▶ [ENTRIES SHOWN]
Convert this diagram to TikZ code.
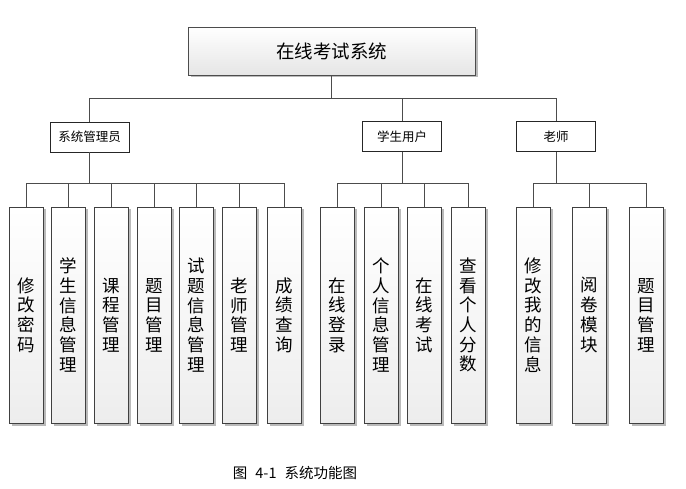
\documentclass[tikz,border=0pt]{standalone}
\usepackage{fontspec}
\newfontfamily\cjk{Noto Sans CJK SC}
\usetikzlibrary{shadows}

\begin{document}
\begin{tikzpicture}[x=1pt, y=-1pt, every node/.style={font=\cjk},
  boxshadow/.style={drop shadow={shadow xshift=2.5pt, shadow yshift=-2.5pt, fill=black!45, opacity=0.6}},
  rootbox/.style={boxshadow, draw=black!70, line width=0.8pt, top color=white, bottom color=black!10,
    minimum width=287pt, minimum height=48pt, inner sep=0pt, font=\cjk\fontsize{18.5}{20}\selectfont},
  rolebox/.style={draw=black!85, line width=0.8pt, fill=white, minimum width=79pt, minimum height=30pt,
    inner sep=0pt, font=\cjk\fontsize{12.5}{14}\selectfont},
  leafbox/.style={boxshadow, draw=black!75, line width=0.8pt, top color=white, bottom color=black!7,
    minimum width=34pt, minimum height=216pt, inner sep=0pt, align=center,
    font=\cjk\fontsize{17.5}{19.7}\selectfont},
  link/.style={draw=black!70, line width=0.9pt}]
  \useasboundingbox (0,0) rectangle (686,489);
  \node[rootbox] (sys) at (331.5,51) {在线考试系统};
  \node[rolebox] (adm) at (89.5,137) {系统管理员};
  \node[rolebox] (stu) at (402,136.5) {学生用户};
  \node[rolebox] (tea) at (556,136.5) {老师};
  \node[leafbox] (a1) at (26,315) {修\\改\\密\\码};
  \node[leafbox] (a2) at (68,315) {学\\生\\信\\息\\管\\理};
  \node[leafbox] (a3) at (111.5,315) {课\\程\\管\\理};
  \node[leafbox] (a4) at (154,315) {题\\目\\管\\理};
  \node[leafbox] (a5) at (196,315) {试\\题\\信\\息\\管\\理};
  \node[leafbox] (a6) at (239,315) {老\\师\\管\\理};
  \node[leafbox] (a7) at (284,315) {成\\绩\\查\\询};
  \node[leafbox] (s1) at (337,315) {在\\线\\登\\录};
  \node[leafbox] (s2) at (381,315) {个\\人\\信\\息\\管\\理};
  \node[leafbox] (s3) at (424.5,315) {在\\线\\考\\试};
  \node[leafbox] (s4) at (468,315) {查\\看\\个\\人\\分\\数};
  \node[leafbox] (t1) at (533,315) {修\\改\\我\\的\\信\\息};
  \node[leafbox] (t2) at (589,315) {阅\\卷\\模\\块};
  \node[leafbox] (t3) at (646,315) {题\\目\\管\\理};
  \node[font=\cjk\fontsize{14.5}{16}\selectfont] (cap) at (295,473) {图\hspace{8pt}4-1\hspace{8pt}系统功能图};
  \coordinate (sysbus) at (331.5,98);
  \coordinate (admbus) at (89.5,183);
  \coordinate (stubus) at (402,183);
  \coordinate (teabus) at (556,183);
  \draw[link] (sys.south) -- (sysbus);
  \foreach \n in {adm,stu,tea} \draw[link] (sysbus) -| (\n.north);
  \draw[link] (adm.south) -- (admbus);
  \draw[link] (stu.south) -- (stubus);
  \draw[link] (tea.south) -- (teabus);
  \foreach \n in {a1,a2,a3,a4,a5,a6,a7} \draw[link] (admbus) -| (\n.north);
  \foreach \n in {s1,s2,s3,s4} \draw[link] (stubus) -| (\n.north);
  \foreach \n in {t1,t2,t3} \draw[link] (teabus) -| (\n.north);
\end{tikzpicture}
\end{document}
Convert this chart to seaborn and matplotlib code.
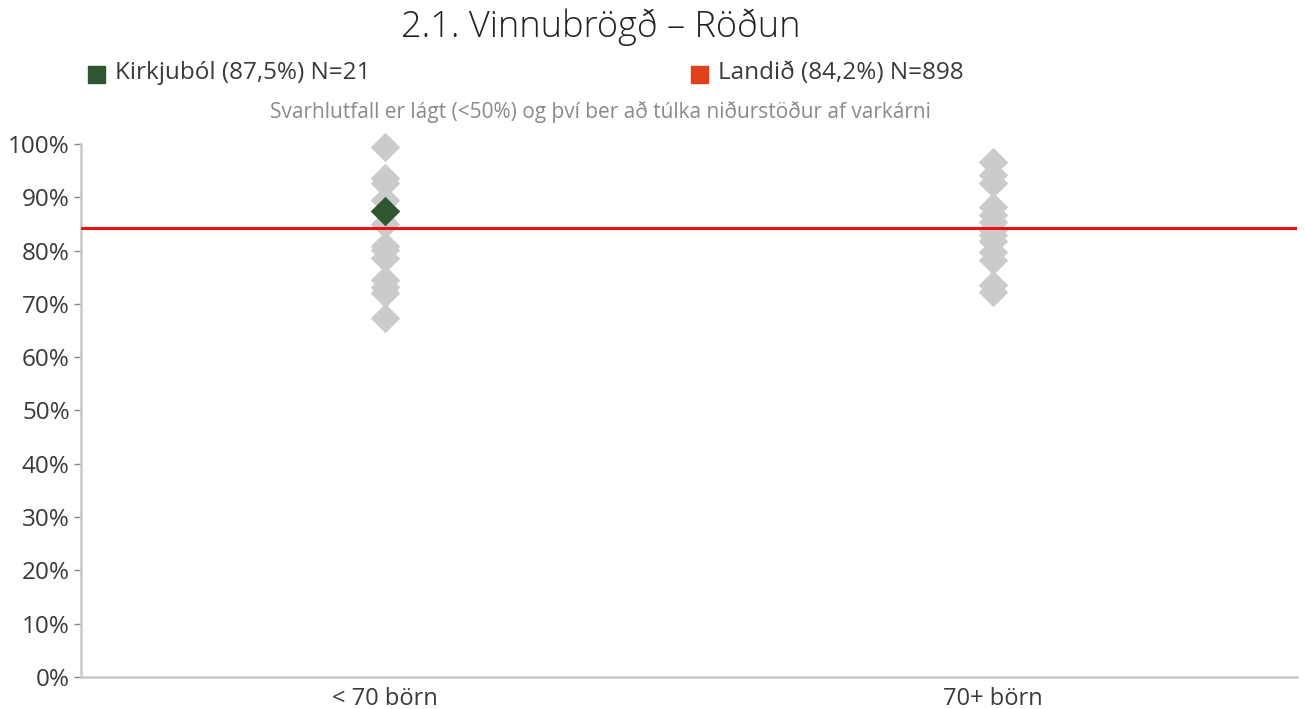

▶ [THE TASK] Return the listing above in full and without alteration, excluding its pictures.

▶ [RESULT OF THE EXERCISE]
Convert this diagram to TikZ code.
\documentclass[tikz,border=0pt]{standalone}
\usepackage{fontspec}
\newfontfamily\cjk{Noto Sans CJK SC}
\usetikzlibrary{shadows}

\begin{document}
\begin{tikzpicture}[x=1pt, y=-1pt, every node/.style={font=\cjk},
  boxshadow/.style={drop shadow={shadow xshift=2.5pt, shadow yshift=-2.5pt, fill=black!45, opacity=0.6}},
  rootbox/.style={boxshadow, draw=black!70, line width=0.8pt, top color=white, bottom color=black!10,
    minimum width=287pt, minimum height=48pt, inner sep=0pt, font=\cjk\fontsize{18.5}{20}\selectfont},
  rolebox/.style={draw=black!85, line width=0.8pt, fill=white, minimum width=79pt, minimum height=30pt,
    inner sep=0pt, font=\cjk\fontsize{12.5}{14}\selectfont},
  leafbox/.style={boxshadow, draw=black!75, line width=0.8pt, top color=white, bottom color=black!7,
    minimum width=34pt, minimum height=216pt, inner sep=0pt, align=center,
    font=\cjk\fontsize{17.5}{19.7}\selectfont},
  link/.style={draw=black!70, line width=0.9pt}]
  \useasboundingbox (0,0) rectangle (686,489);
  \node[rootbox] (sys) at (331.5,51) {在线考试系统};
  \node[rolebox] (adm) at (89.5,137) {系统管理员};
  \node[rolebox] (stu) at (402,136.5) {学生用户};
  \node[rolebox] (tea) at (556,136.5) {老师};
  \node[leafbox] (a1) at (26,315) {修\\改\\密\\码};
  \node[leafbox] (a2) at (68,315) {学\\生\\信\\息\\管\\理};
  \node[leafbox] (a3) at (111.5,315) {课\\程\\管\\理};
  \node[leafbox] (a4) at (154,315) {题\\目\\管\\理};
  \node[leafbox] (a5) at (196,315) {试\\题\\信\\息\\管\\理};
  \node[leafbox] (a6) at (239,315) {老\\师\\管\\理};
  \node[leafbox] (a7) at (284,315) {成\\绩\\查\\询};
  \node[leafbox] (s1) at (337,315) {在\\线\\登\\录};
  \node[leafbox] (s2) at (381,315) {个\\人\\信\\息\\管\\理};
  \node[leafbox] (s3) at (424.5,315) {在\\线\\考\\试};
  \node[leafbox] (s4) at (468,315) {查\\看\\个\\人\\分\\数};
  \node[leafbox] (t1) at (533,315) {修\\改\\我\\的\\信\\息};
  \node[leafbox] (t2) at (589,315) {阅\\卷\\模\\块};
  \node[leafbox] (t3) at (646,315) {题\\目\\管\\理};
  \node[font=\cjk\fontsize{14.5}{16}\selectfont] (cap) at (295,473) {图\hspace{8pt}4-1\hspace{8pt}系统功能图};
  \coordinate (sysbus) at (331.5,98);
  \coordinate (admbus) at (89.5,183);
  \coordinate (stubus) at (402,183);
  \coordinate (teabus) at (556,183);
  \draw[link] (sys.south) -- (sysbus);
  \foreach \n in {adm,stu,tea} \draw[link] (sysbus) -| (\n.north);
  \draw[link] (adm.south) -- (admbus);
  \draw[link] (stu.south) -- (stubus);
  \draw[link] (tea.south) -- (teabus);
  \foreach \n in {a1,a2,a3,a4,a5,a6,a7} \draw[link] (admbus) -| (\n.north);
  \foreach \n in {s1,s2,s3,s4} \draw[link] (stubus) -| (\n.north);
  \foreach \n in {t1,t2,t3} \draw[link] (teabus) -| (\n.north);
\end{tikzpicture}
\end{document}
Convert this chart to seaborn and matplotlib code.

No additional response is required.